Masih langkanya atle bulu tangkis asal negeri ini juga disebabkan cabang yang lahir di India itu masih dikategorikan sebagai cabang elite. Hanya kalangan mampu saja yang berkesempatan menekuni olahraga ini. Jadi, tak heran jika kondisi di atas bisa terbentuk.

Selain ditangani Atiek, Saina juga melakoni latihan fisik di bawah bimbingan Kiran Challagundla. “Dalam latihan Saina, kami memasukkan menu peningkatan endurance, power, refleks, dan keseimbangan. Dia sangat disiplin menjalani latihan tersebut,” ujarnya.

Bagaimana dengan pemain Indonesia seperti Maria Kristin Yulianti? Meski sempat meraih medali perunggu Olimpiade 2008, prestasinya semakin menurun. Bahkan, bayang-bayang cedera masih membalutnya. Sedangkan atlet pelapis seperti Linda Weni Fanetri kemampuannya masih belum setara.

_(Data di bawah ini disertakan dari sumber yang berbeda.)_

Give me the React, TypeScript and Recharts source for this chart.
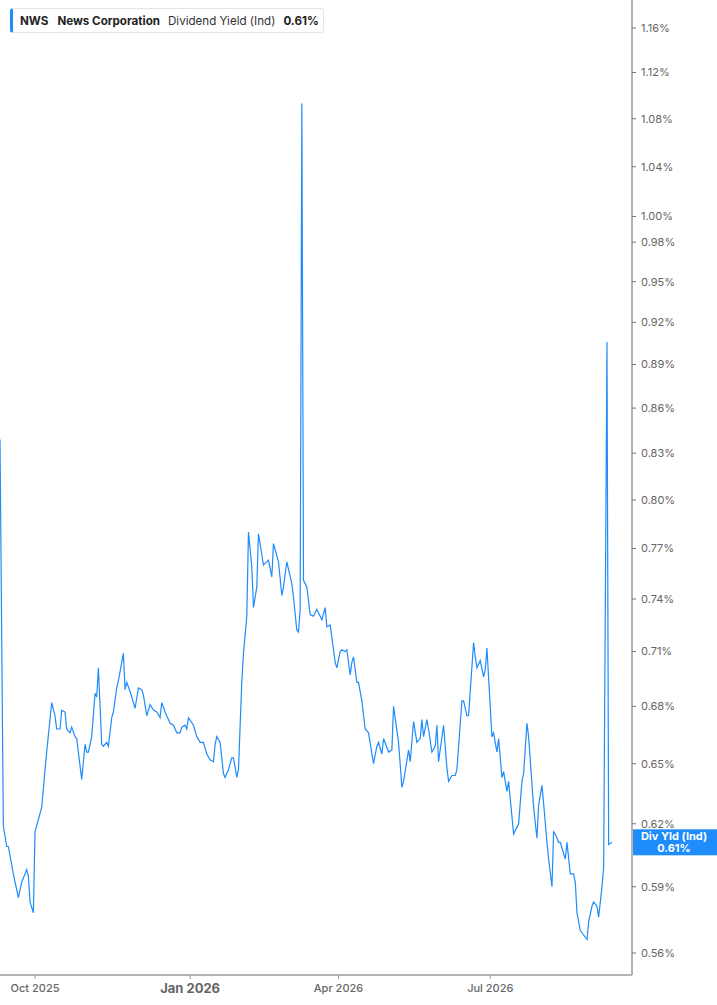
import React from 'react'
import {
  LineChart,
  Line,
  XAxis,
  YAxis,
  ReferenceLine,
} from 'recharts'

const dates = [
  '2025-09-10', '2025-09-12', '2025-09-14', '2025-09-15', '2025-09-18', '2025-09-21',
  '2025-09-23', '2025-09-26', '2025-09-27', '2025-09-28', '2025-09-30', '2025-10-01',
  '2025-10-05', '2025-10-07', '2025-10-08', '2025-10-11', '2025-10-13', '2025-10-14',
  '2025-10-16', '2025-10-17', '2025-10-19', '2025-10-20', '2025-10-22', '2025-10-23',
  '2025-10-25', '2025-10-26', '2025-10-29', '2025-10-31', '2025-11-01', '2025-11-02',
  '2025-11-04', '2025-11-06', '2025-11-07', '2025-11-08', '2025-11-10', '2025-11-11',
  '2025-11-13', '2025-11-14', '2025-11-16', '2025-11-17', '2025-11-19', '2025-11-20',
  '2025-11-23', '2025-11-24', '2025-11-25', '2025-11-27', '2025-11-29', '2025-11-30',
  '2025-12-02', '2025-12-04', '2025-12-05', '2025-12-07', '2025-12-09', '2025-12-11',
  '2025-12-13', '2025-12-15', '2025-12-16', '2025-12-18', '2025-12-21', '2025-12-23',
  '2025-12-25', '2025-12-27', '2025-12-28', '2025-12-30', '2025-12-31', '2026-01-01',
  '2026-01-04', '2026-01-06', '2026-01-08', '2026-01-10', '2026-01-12', '2026-01-14',
  '2026-01-16', '2026-01-17', '2026-01-18', '2026-01-20', '2026-01-22', '2026-01-23',
  '2026-01-25', '2026-01-27', '2026-01-28', '2026-01-30', '2026-01-31', '2026-02-02',
  '2026-02-03', '2026-02-05', '2026-02-06', '2026-02-08', '2026-02-09', '2026-02-11',
  '2026-02-12', '2026-02-15', '2026-02-18', '2026-02-20', '2026-02-21', '2026-02-24',
  '2026-02-26', '2026-02-27', '2026-03-01', '2026-03-04', '2026-03-05', '2026-03-07',
  '2026-03-08', '2026-03-09', '2026-03-10', '2026-03-11', '2026-03-12', '2026-03-13',
  '2026-03-15', '2026-03-17', '2026-03-19', '2026-03-21', '2026-03-22', '2026-03-24',
  '2026-03-25', '2026-03-27', '2026-03-28', '2026-03-30', '2026-03-31', '2026-04-02',
  '2026-04-03', '2026-04-05', '2026-04-06', '2026-04-08', '2026-04-09', '2026-04-10',
  '2026-04-12', '2026-04-13', '2026-04-15', '2026-04-17', '2026-04-19', '2026-04-22',
  '2026-04-24', '2026-04-25', '2026-04-27', '2026-04-28', '2026-05-01', '2026-05-03',
  '2026-05-04', '2026-05-07', '2026-05-09', '2026-05-10', '2026-05-13', '2026-05-14',
  '2026-05-16', '2026-05-18', '2026-05-20', '2026-05-21', '2026-05-22', '2026-05-24',
  '2026-05-25', '2026-05-27', '2026-05-29', '2026-05-30', '2026-05-31', '2026-06-03',
  '2026-06-05', '2026-06-06', '2026-06-08', '2026-06-10', '2026-06-11', '2026-06-14',
  '2026-06-15', '2026-06-17', '2026-06-18', '2026-06-21', '2026-06-22', '2026-06-23',
  '2026-06-25', '2026-06-27', '2026-06-28', '2026-06-29', '2026-07-02', '2026-07-03',
  '2026-07-05', '2026-07-06', '2026-07-08', '2026-07-09', '2026-07-11', '2026-07-12',
  '2026-07-15', '2026-07-18', '2026-07-20', '2026-07-21', '2026-07-23', '2026-07-24',
  '2026-07-27', '2026-07-29', '2026-07-30', '2026-08-01', '2026-08-02', '2026-08-04',
  '2026-08-05', '2026-08-07', '2026-08-08', '2026-08-09', '2026-08-11', '2026-08-12',
  '2026-08-15', '2026-08-16', '2026-08-18', '2026-08-20', '2026-08-21', '2026-08-22',
  '2026-08-24', '2026-08-26', '2026-08-28', '2026-08-29', '2026-08-31', '2026-09-01',
  '2026-09-03', '2026-09-04', '2026-09-06', '2026-09-07', '2026-09-09', '2026-09-10',
  '2026-09-12',
]

// dividend yield, percent
const yields = [
  0.839, 0.619, 0.609, 0.609, 0.596, 0.585,
  0.592, 0.598, 0.595, 0.583, 0.578, 0.616,
  0.628, 0.647, 0.656, 0.682, 0.675, 0.668,
  0.668, 0.678, 0.677, 0.668, 0.666, 0.669,
  0.664, 0.663, 0.642, 0.660, 0.656, 0.656,
  0.664, 0.687, 0.685, 0.701, 0.660, 0.659,
  0.661, 0.659, 0.674, 0.677, 0.690, 0.694,
  0.709, 0.689, 0.693, 0.688, 0.682, 0.679,
  0.690, 0.689, 0.686, 0.675, 0.681, 0.678,
  0.677, 0.674, 0.682, 0.677, 0.671, 0.670,
  0.666, 0.666, 0.669, 0.670, 0.668, 0.674,
  0.670, 0.664, 0.661, 0.661, 0.655, 0.652,
  0.651, 0.660, 0.664, 0.661, 0.645, 0.643,
  0.647, 0.653, 0.653, 0.643, 0.647, 0.693,
  0.709, 0.730, 0.780, 0.759, 0.735, 0.747,
  0.779, 0.760, 0.763, 0.753, 0.773, 0.762,
  0.742, 0.747, 0.762, 0.749, 0.741, 0.722,
  0.721, 0.734, 1.093, 0.751, 0.749, 0.747,
  0.731, 0.730, 0.734, 0.730, 0.728, 0.735,
  0.724, 0.725, 0.718, 0.704, 0.701, 0.710,
  0.711, 0.710, 0.711, 0.697, 0.704, 0.707,
  0.693, 0.693, 0.683, 0.668, 0.666, 0.650,
  0.659, 0.661, 0.655, 0.663, 0.656, 0.657,
  0.680, 0.661, 0.638, 0.641, 0.657, 0.651,
  0.672, 0.661, 0.663, 0.673, 0.664, 0.673,
  0.668, 0.656, 0.659, 0.670, 0.651, 0.670,
  0.648, 0.641, 0.644, 0.644, 0.647, 0.683,
  0.683, 0.675, 0.675, 0.715, 0.707, 0.701,
  0.705, 0.696, 0.700, 0.712, 0.664, 0.666,
  0.656, 0.663, 0.643, 0.646, 0.636, 0.641,
  0.615, 0.620, 0.641, 0.645, 0.671, 0.664,
  0.628, 0.613, 0.629, 0.639, 0.630, 0.611,
  0.603, 0.590, 0.616, 0.615, 0.611, 0.611,
  0.603, 0.611, 0.596, 0.596, 0.592, 0.578,
  0.570, 0.568, 0.566, 0.574, 0.581, 0.583,
  0.581, 0.576, 0.590, 0.599, 0.906, 0.610,
  0.611,
]

const yTicks = [
  0.56, 0.59, 0.62, 0.65, 0.68, 0.71, 0.74, 0.77, 0.8, 0.83,
  0.86, 0.89, 0.92, 0.95, 0.98, 1.0, 1.04, 1.08, 1.12, 1.16,
]
const xTickDates = ['2025-10-01', '2026-01-02', '2026-04-01', '2026-07-01']
const xTickLabels = ['Oct 2025', 'Jan 2026', 'Apr 2026', 'Jul 2026']
const yearTick = 'Jan 2026'

const X_START = '2025-09-10'
const X_END = '2026-09-24'
const Y_MIN = 0.5504
const Y_MAX = 1.1858

const BLUE = '#1e8cfa'
const FONT = 'Inter, "Noto Sans", sans-serif'

const toTime = (d: string) => Date.parse(d + 'T00:00:00Z')

const data = dates.map((d, i) => ({ t: toTime(d), v: yields[i] }))
const xTicks = xTickDates.map(toTime)
const lastValue = yields[yields.length - 1]

const formatX = (t: number) => xTickLabels[xTicks.indexOf(t)] ?? ''

const XTick = (props: any) => {
  const { x, y, payload } = props
  const label = formatX(payload.value)
  const isYear = label === yearTick
  return (
    <text
      x={x}
      y={y}
      dy={isYear ? 12 : 11}
      textAnchor="middle"
      fill="#666"
      fontFamily={FONT}
      fontSize={isYear ? 13 : 11}
      fontWeight={isYear ? 700 : 500}
    >
      {label}
    </text>
  )
}

const LastLabel = (props: any) => {
  const { viewBox } = props
  const x = viewBox.x + viewBox.width
  const y = viewBox.y
  return (
    <g>
      <rect x={x} y={y - 13} width={85} height={26} fill={BLUE} />
      <text
        x={x + 42}
        y={y - 2}
        textAnchor="middle"
        fill="#fff"
        fontFamily={FONT}
        fontSize={11}
        fontWeight={700}
      >
        Div Yld (Ind)
      </text>
      <text
        x={x + 42}
        y={y + 10}
        textAnchor="middle"
        fill="#fff"
        fontFamily={FONT}
        fontSize={11}
        fontWeight={700}
      >
        {lastValue.toFixed(2)}%
      </text>
    </g>
  )
}

const Legend = () => (
  <div
    style={{
      position: 'absolute',
      left: 10,
      top: 8,
      width: 314,
      height: 25,
      boxSizing: 'border-box',
      border: '1px solid #e4e4e4',
      borderLeft: `3px solid ${BLUE}`,
      borderRadius: 3,
      background: '#fff',
      display: 'flex',
      alignItems: 'center',
      paddingLeft: 7,
      fontFamily: FONT,
      fontSize: 11.6,
      color: '#222',
      whiteSpace: 'nowrap',
    }}
  >
    <span style={{ fontWeight: 700 }}>NWS</span>
    <span style={{ fontWeight: 700, marginLeft: 9 }}>News Corporation</span>
    <span style={{ marginLeft: 8, color: '#333' }}>Dividend Yield (Ind)</span>
    <span style={{ fontWeight: 700, marginLeft: 8 }}>{lastValue.toFixed(2)}%</span>
  </div>
)

export default function App() {
  return (
    <div
      style={{
        position: 'absolute',
        left: 0,
        top: 0,
        width: 717,
        height: 1005,
        background: '#fff',
      }}
    >
      <LineChart
        width={717}
        height={1005}
        data={data}
        margin={{ top: 0, right: 0, bottom: 0, left: 0 }}
      >
        <XAxis
          dataKey="t"
          type="number"
          scale="time"
          domain={[toTime(X_START), toTime(X_END)]}
          ticks={xTicks}
          interval={0}
          tick={<XTick />}
          height={30}
          tickSize={4}
          tickMargin={2}
          stroke="#b4b4b4"
          strokeWidth={2}
          tickLine={{ stroke: '#999', strokeWidth: 1 }}
          allowDataOverflow
        />
        <YAxis
          orientation="right"
          scale="log"
          domain={[Y_MIN, Y_MAX]}
          ticks={yTicks}
          interval={0}
          allowDataOverflow
          width={85}
          tickSize={4}
          tickMargin={5}
          stroke="#b4b4b4"
          strokeWidth={2}
          tickLine={{ stroke: '#777', strokeWidth: 1 }}
          tick={{ fill: '#666', fontSize: 11, fontFamily: FONT }}
          tickFormatter={(v: number) => v.toFixed(2) + '%'}
        />
        <Line
          type="linear"
          dataKey="v"
          stroke={BLUE}
          strokeWidth={1.2}
          dot={false}
          activeDot={false}
          isAnimationActive={false}
        />
        <ReferenceLine
          y={lastValue}
          stroke="none"
          label={<LastLabel />}
        />
      </LineChart>
      <Legend />
    </div>
  )
}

Masih membutuhkan banyak polesan.

Mengutip pernyataan Atiek, Indonesia sebenarnya memiliki bakat luar biasa di cabang ini. Sekarang tinggal bagimana memaksimalkan potensi tersebut agar terus terjaga.
Ini merupakan pekerjaan rumah bagi Pengurus Besar Persatuan Bulu Tangkis Seluruh Indonesia (PB PBSI) dan juga pemain. Jangan sampai kalah di negeri sendiri, meski butuh waktu cukup lama untuk kembali membangun generasi bulu tangkis yang mumpuni.